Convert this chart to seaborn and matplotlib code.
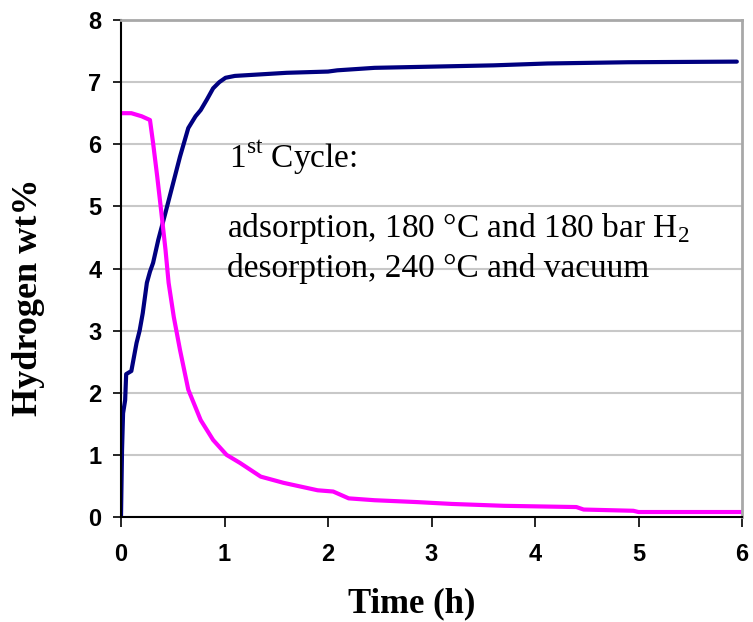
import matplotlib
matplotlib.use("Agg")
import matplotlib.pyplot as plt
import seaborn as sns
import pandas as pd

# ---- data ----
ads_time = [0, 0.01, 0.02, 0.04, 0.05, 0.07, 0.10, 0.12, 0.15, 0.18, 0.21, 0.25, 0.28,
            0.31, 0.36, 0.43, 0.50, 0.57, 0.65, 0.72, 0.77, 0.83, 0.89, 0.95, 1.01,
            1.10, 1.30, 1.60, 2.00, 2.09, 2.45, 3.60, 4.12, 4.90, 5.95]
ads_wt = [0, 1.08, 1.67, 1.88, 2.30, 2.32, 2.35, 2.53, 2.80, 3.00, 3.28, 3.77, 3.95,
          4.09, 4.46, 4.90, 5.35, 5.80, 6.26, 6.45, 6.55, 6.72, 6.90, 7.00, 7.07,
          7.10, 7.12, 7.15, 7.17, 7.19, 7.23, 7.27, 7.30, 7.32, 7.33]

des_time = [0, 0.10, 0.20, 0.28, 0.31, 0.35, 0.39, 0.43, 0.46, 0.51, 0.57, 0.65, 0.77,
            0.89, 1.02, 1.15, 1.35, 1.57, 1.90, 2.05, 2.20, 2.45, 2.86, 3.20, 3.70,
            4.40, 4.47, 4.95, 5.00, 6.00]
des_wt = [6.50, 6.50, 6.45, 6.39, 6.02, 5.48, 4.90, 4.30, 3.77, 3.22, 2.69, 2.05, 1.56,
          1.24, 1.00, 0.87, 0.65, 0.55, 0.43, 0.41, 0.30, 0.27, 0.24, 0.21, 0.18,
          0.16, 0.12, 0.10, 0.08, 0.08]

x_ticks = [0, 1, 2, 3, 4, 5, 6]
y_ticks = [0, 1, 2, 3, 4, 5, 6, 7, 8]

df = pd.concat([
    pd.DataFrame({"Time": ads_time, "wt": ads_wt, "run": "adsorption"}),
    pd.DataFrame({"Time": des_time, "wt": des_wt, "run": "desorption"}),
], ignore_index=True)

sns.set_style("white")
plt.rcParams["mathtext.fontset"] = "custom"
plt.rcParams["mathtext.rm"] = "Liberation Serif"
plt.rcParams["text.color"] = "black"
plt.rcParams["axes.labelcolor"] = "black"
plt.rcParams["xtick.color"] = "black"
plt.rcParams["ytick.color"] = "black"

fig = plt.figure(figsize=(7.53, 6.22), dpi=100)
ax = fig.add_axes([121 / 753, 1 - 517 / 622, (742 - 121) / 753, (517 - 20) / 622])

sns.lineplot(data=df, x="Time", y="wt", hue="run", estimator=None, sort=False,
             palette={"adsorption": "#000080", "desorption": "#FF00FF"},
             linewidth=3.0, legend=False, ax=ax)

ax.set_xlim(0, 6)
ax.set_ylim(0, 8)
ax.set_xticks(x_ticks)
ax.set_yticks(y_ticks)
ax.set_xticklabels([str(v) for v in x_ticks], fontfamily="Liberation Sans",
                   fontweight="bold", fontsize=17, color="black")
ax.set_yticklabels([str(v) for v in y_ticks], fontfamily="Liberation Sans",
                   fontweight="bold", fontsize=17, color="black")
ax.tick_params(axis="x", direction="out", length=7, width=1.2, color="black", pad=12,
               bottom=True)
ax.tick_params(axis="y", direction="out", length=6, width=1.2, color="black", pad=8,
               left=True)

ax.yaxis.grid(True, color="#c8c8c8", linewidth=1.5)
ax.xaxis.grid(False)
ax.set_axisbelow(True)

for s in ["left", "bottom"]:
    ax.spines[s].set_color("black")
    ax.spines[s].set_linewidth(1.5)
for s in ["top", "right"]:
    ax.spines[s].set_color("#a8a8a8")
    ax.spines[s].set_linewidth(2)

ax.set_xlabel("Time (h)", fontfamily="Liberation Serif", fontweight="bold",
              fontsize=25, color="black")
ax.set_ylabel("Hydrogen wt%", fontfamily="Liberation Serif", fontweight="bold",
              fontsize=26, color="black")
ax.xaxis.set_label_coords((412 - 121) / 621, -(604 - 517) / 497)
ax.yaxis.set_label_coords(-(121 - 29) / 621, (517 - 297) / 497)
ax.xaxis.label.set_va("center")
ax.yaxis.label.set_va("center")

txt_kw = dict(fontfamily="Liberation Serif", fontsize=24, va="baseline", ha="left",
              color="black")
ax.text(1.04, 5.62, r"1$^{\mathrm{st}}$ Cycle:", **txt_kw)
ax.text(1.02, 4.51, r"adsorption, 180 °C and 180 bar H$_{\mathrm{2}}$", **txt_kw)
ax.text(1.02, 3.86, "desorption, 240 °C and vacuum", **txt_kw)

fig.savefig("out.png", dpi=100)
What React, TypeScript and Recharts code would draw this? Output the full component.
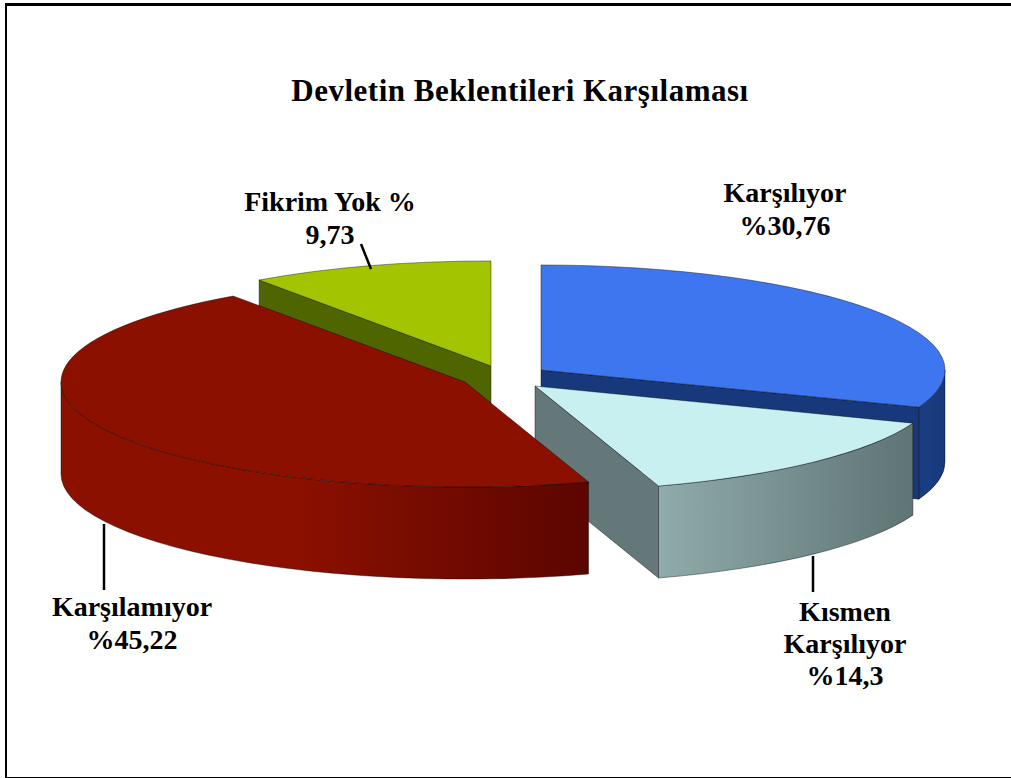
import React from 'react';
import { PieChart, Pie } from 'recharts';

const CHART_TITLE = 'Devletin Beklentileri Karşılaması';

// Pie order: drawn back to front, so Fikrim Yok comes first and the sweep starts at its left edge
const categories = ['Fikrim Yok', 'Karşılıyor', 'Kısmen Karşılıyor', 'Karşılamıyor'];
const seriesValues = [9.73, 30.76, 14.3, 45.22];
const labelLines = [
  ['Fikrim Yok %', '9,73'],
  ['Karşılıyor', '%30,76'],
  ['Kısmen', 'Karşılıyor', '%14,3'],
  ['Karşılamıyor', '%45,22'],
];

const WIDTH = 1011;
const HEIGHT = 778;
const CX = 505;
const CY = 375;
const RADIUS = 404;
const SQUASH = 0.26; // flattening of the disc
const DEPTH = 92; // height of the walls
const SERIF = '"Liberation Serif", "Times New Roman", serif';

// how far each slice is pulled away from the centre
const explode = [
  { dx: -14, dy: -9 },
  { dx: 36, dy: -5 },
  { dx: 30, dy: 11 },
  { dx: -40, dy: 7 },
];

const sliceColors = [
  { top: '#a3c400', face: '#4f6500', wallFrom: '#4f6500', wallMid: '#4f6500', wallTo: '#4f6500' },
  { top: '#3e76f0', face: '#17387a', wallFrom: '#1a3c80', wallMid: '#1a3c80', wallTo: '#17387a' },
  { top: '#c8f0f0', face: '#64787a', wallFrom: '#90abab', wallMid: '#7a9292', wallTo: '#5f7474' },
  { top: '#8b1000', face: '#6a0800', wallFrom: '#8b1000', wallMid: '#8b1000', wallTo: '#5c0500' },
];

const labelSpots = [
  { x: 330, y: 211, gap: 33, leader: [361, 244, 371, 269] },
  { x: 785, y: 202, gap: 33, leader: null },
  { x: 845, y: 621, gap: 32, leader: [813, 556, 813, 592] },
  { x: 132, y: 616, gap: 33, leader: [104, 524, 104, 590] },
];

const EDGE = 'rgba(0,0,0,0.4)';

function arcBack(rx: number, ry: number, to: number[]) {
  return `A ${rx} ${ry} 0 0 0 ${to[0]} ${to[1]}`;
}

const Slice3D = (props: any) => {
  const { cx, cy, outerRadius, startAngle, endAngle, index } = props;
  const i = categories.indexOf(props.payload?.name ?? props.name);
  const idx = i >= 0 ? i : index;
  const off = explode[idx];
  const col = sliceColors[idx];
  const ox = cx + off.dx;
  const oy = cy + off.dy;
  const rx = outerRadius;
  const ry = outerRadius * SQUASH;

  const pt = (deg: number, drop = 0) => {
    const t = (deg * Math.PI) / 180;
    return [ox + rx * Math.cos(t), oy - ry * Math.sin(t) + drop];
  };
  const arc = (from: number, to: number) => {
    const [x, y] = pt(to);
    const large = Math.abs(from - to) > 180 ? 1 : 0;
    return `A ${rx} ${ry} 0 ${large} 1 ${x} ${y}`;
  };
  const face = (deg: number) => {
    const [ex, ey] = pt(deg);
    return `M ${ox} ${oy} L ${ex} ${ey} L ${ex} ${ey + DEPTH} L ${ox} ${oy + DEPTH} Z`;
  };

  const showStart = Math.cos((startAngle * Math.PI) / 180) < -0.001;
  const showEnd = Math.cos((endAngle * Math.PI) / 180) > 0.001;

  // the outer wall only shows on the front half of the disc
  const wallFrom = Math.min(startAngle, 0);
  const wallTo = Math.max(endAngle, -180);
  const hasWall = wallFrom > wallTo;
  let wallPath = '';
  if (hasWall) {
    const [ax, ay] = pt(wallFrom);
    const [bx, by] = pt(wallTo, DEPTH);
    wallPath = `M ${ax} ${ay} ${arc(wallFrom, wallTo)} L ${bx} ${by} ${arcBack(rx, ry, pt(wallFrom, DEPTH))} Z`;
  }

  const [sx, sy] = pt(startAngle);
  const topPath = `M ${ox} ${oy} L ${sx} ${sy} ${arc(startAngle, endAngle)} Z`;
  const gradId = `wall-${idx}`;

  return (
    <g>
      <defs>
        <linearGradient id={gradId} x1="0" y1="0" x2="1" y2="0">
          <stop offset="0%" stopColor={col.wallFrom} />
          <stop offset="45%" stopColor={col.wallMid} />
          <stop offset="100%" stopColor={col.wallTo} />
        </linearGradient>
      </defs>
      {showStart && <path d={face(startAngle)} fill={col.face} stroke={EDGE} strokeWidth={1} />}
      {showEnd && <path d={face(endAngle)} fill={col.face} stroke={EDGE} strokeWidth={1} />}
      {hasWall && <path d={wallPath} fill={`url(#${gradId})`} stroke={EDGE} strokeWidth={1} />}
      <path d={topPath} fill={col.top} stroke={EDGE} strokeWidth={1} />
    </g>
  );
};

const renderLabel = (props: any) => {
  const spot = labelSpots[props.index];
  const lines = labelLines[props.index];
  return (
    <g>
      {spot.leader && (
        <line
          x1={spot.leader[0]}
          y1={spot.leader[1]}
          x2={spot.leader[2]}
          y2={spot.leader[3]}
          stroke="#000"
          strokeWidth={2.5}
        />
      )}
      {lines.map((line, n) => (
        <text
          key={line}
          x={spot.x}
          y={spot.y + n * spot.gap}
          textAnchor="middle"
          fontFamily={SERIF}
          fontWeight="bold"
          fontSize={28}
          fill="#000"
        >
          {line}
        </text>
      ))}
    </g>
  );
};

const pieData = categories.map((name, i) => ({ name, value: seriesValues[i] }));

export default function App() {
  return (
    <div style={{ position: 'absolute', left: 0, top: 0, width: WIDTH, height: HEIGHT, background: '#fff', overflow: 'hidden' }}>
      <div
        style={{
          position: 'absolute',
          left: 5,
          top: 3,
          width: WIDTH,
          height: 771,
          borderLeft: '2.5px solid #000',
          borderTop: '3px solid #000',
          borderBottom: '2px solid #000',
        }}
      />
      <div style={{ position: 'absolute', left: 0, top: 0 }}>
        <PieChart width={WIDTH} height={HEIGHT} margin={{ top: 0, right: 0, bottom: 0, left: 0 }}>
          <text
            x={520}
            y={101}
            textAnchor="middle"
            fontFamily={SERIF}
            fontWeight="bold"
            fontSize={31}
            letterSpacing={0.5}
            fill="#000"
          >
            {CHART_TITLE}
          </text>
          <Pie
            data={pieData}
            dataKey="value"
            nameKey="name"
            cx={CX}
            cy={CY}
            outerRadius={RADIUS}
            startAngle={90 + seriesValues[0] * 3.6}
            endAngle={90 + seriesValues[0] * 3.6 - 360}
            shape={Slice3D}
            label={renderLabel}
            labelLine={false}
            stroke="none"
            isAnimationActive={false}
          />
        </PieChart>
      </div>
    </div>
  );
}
+ + + +
Would you reproduce the lines above, from the very first through the line containing "7.10, 7.12, 7.15, 7.17, 7.19, 7.23, 7.27, 7.30, 7.32, 7.33]", exactly and without the pictures?

Convert this chart to seaborn and matplotlib code.
import matplotlib
matplotlib.use("Agg")
import matplotlib.pyplot as plt
import seaborn as sns
import pandas as pd

# ---- data ----
ads_time = [0, 0.01, 0.02, 0.04, 0.05, 0.07, 0.10, 0.12, 0.15, 0.18, 0.21, 0.25, 0.28,
            0.31, 0.36, 0.43, 0.50, 0.57, 0.65, 0.72, 0.77, 0.83, 0.89, 0.95, 1.01,
            1.10, 1.30, 1.60, 2.00, 2.09, 2.45, 3.60, 4.12, 4.90, 5.95]
ads_wt = [0, 1.08, 1.67, 1.88, 2.30, 2.32, 2.35, 2.53, 2.80, 3.00, 3.28, 3.77, 3.95,
          4.09, 4.46, 4.90, 5.35, 5.80, 6.26, 6.45, 6.55, 6.72, 6.90, 7.00, 7.07,
          7.10, 7.12, 7.15, 7.17, 7.19, 7.23, 7.27, 7.30, 7.32, 7.33]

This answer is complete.